In a press briefing, Professor Lee Guk-jong stated, "A large number of parasites, which are rare in the South Korean people's bodies, have been found in the bodies of soldiers of North Korea, and are having difficulty treating them as parasites have invaded at the wound." Hong Sung-tae, a professor at the Seoul National University School of Medicine, stated, "There are a lot of roundworms in North Korea. A North Korean soldier is said to have hurt his small intestine, which is where the roundworms live in.

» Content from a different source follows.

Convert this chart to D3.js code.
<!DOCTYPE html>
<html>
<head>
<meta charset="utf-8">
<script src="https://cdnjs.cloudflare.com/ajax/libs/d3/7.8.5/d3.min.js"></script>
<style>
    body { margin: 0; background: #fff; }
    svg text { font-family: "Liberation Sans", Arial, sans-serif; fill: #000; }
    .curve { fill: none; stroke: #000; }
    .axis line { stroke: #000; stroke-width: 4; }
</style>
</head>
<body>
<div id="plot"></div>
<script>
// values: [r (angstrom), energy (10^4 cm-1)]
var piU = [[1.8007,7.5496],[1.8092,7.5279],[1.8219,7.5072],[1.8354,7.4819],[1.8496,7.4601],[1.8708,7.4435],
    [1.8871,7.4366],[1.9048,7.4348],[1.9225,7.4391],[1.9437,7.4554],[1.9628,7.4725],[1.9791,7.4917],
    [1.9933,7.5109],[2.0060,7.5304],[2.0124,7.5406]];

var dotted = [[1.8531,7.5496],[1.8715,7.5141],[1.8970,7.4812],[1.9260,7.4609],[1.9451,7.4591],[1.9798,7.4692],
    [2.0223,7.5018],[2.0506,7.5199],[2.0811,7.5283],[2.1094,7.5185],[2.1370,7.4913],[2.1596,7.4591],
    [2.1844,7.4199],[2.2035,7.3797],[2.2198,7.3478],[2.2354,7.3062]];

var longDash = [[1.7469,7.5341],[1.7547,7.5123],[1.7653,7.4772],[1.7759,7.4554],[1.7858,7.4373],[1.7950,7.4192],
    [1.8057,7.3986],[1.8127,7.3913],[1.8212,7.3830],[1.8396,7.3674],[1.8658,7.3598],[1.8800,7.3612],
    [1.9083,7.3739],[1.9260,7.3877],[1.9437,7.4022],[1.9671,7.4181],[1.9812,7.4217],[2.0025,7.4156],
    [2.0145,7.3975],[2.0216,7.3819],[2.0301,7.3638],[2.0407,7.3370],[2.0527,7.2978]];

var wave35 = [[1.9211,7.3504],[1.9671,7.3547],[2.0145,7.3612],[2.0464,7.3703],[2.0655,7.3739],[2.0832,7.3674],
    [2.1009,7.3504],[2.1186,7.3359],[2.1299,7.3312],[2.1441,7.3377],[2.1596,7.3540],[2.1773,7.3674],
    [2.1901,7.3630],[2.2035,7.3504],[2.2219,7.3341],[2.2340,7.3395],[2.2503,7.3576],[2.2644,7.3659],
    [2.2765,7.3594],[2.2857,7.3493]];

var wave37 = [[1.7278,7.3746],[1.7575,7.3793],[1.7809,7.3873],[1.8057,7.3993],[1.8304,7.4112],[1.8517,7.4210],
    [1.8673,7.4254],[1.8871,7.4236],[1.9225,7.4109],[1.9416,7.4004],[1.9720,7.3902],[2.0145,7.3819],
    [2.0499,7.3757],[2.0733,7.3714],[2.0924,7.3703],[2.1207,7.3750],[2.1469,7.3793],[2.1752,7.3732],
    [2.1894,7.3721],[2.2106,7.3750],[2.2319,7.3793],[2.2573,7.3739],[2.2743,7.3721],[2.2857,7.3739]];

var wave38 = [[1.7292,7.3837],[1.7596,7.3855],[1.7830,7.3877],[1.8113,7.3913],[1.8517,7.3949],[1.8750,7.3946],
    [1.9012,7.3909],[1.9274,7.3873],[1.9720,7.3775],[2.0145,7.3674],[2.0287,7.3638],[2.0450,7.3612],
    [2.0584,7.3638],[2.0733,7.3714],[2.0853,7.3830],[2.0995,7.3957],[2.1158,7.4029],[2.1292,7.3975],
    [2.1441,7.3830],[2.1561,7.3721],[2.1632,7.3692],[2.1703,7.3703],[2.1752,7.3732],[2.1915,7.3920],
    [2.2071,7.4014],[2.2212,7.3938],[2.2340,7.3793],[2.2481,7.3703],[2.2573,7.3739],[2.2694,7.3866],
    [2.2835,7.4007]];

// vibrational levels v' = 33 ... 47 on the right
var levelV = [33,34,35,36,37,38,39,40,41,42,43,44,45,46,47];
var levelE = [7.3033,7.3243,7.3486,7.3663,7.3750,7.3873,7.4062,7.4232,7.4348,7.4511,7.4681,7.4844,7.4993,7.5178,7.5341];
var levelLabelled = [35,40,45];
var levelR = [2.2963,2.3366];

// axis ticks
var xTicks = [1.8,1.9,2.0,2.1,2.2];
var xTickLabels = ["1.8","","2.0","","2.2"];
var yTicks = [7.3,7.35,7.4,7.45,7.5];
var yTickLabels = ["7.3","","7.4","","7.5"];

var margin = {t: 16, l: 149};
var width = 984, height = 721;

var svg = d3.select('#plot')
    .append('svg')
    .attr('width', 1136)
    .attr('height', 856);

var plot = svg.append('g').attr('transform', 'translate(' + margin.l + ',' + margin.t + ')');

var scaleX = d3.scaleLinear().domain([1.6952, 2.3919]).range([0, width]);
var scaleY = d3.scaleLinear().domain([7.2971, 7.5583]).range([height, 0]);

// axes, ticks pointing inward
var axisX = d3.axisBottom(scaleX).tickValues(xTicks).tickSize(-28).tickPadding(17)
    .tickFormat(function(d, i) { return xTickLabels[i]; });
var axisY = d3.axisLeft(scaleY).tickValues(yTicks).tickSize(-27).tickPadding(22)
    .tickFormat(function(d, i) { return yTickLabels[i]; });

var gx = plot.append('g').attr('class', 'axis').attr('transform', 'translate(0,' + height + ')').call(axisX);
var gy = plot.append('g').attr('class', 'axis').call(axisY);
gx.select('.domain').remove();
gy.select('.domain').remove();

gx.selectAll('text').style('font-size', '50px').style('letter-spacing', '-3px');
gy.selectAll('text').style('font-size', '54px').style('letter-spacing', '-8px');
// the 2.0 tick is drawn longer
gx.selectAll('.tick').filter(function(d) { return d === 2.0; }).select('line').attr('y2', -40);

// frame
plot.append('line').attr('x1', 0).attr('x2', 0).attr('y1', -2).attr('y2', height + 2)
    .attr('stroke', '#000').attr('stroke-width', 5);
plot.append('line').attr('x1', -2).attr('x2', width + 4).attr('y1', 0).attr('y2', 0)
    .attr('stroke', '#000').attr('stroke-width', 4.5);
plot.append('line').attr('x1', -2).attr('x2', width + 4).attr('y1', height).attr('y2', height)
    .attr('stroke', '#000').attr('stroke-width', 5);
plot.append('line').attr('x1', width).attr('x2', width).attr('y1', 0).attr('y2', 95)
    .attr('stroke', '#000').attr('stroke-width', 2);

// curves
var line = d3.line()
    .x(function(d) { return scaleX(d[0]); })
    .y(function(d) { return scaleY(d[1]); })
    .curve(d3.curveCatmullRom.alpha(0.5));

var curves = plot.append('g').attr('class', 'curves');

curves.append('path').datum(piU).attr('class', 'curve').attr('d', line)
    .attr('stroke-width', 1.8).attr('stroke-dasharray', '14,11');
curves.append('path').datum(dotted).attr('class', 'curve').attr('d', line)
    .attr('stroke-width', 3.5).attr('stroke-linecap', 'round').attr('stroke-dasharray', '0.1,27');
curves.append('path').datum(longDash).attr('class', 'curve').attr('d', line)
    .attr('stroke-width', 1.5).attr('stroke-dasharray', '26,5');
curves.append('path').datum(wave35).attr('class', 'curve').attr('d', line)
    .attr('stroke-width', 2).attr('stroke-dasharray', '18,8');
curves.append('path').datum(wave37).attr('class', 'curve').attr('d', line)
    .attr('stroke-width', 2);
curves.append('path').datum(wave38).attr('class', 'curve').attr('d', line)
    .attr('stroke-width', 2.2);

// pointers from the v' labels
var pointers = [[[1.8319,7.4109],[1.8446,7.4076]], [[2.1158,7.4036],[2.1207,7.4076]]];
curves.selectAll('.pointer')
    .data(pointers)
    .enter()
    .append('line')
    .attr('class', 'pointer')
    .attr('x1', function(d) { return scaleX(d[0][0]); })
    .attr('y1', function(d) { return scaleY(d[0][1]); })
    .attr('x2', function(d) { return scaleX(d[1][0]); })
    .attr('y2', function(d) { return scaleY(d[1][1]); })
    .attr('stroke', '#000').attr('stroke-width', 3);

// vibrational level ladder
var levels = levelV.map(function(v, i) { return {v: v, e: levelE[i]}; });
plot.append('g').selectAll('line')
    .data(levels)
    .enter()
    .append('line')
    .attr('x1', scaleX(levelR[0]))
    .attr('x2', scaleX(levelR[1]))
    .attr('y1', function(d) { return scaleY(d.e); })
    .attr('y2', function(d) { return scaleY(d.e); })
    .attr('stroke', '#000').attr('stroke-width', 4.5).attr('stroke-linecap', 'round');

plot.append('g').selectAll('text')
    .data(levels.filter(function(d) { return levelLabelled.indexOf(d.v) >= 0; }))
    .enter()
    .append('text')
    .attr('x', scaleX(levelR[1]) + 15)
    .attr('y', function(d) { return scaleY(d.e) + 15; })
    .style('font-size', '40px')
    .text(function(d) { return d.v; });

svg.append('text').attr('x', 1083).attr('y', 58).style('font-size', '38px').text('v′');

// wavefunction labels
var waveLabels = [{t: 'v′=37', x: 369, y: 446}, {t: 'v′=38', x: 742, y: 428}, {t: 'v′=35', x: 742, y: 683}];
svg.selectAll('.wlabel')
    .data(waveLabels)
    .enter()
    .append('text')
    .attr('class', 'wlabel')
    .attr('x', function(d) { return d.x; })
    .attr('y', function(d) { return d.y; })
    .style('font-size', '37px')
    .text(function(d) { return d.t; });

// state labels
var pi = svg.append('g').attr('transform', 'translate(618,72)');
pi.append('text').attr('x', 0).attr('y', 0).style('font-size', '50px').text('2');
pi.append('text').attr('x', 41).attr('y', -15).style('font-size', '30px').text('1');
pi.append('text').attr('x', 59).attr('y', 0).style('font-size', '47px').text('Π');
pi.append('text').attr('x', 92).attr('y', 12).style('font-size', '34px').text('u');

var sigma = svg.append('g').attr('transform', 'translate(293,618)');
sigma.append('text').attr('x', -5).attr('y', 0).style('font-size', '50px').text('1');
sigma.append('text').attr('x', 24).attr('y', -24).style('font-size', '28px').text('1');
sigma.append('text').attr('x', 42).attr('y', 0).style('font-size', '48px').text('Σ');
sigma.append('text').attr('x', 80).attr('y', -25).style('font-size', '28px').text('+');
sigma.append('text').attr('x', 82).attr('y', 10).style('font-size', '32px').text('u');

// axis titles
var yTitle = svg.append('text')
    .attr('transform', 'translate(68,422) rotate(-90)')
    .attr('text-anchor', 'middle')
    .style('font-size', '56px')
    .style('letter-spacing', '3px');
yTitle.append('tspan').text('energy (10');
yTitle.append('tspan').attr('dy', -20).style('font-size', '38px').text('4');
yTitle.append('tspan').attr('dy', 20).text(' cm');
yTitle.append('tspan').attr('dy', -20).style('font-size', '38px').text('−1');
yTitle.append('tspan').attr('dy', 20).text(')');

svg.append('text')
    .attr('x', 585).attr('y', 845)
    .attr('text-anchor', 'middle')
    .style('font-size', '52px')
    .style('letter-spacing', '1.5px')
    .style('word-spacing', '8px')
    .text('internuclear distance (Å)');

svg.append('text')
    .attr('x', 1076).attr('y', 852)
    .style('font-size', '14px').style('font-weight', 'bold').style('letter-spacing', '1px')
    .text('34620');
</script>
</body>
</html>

On November 21, Kim Jong-dae, a member of Congress, posted, "The North Korean soldier who defected to the South was terrorized by the disclosure of parasites" on Facebook, causing a controversy. He pointed out, "Through this soldier, North Korea has become a parasite country, a dirty country, and an abhorrent country." He criticized South Korea, saying, "I think South Korea, a country of voyeurism that exposes it, is no better than North Korea." As criticism and protest flooded Kim Jong-dae's Facebook page over this controversy, He expressed regret over putting pressure on Lee Guk-jong.

== Work-related injury ==
Professor Guk-jong works 120 hours a week. He has worked 36 hours in a row consistently for 15 years in trauma surgery while occasionally taking short naps. As a result, his right shoulder broke while going to the scene of the Sewol Ferry disaster and his left knee broke after he jumped out of a helicopter. His left eye became almost blind after capillaries in his eyes ruptured while he was treating Captain Seok Hae-kyun. People around him tried to stop him, but he said he would rest after completing treatment. Even when surgery was over, he operated again and again when the patient came, and eventually almost went blind. He discovered this issue in a medical checkup in 2015.

== Reception ==
Most of Korea's trauma surgeons, including Professor Lee Guk-jong and Ajou University Hospital's trauma clinics, are in red and are maintained by government subsidies and sales from other departments. Professor Lee Guk-jong expressed his feelings about the poor medical system in Korea. While participating in Ulchi-Freedom Guardian military exercise, he realized that Ajou University did not have a helicopter landing site. To solve this issue, he wrote a big 'H' on the street between the medical school and the hospital building and used it as a helipad. He said that rather than complimenting him, people treated him as a "crazy guy".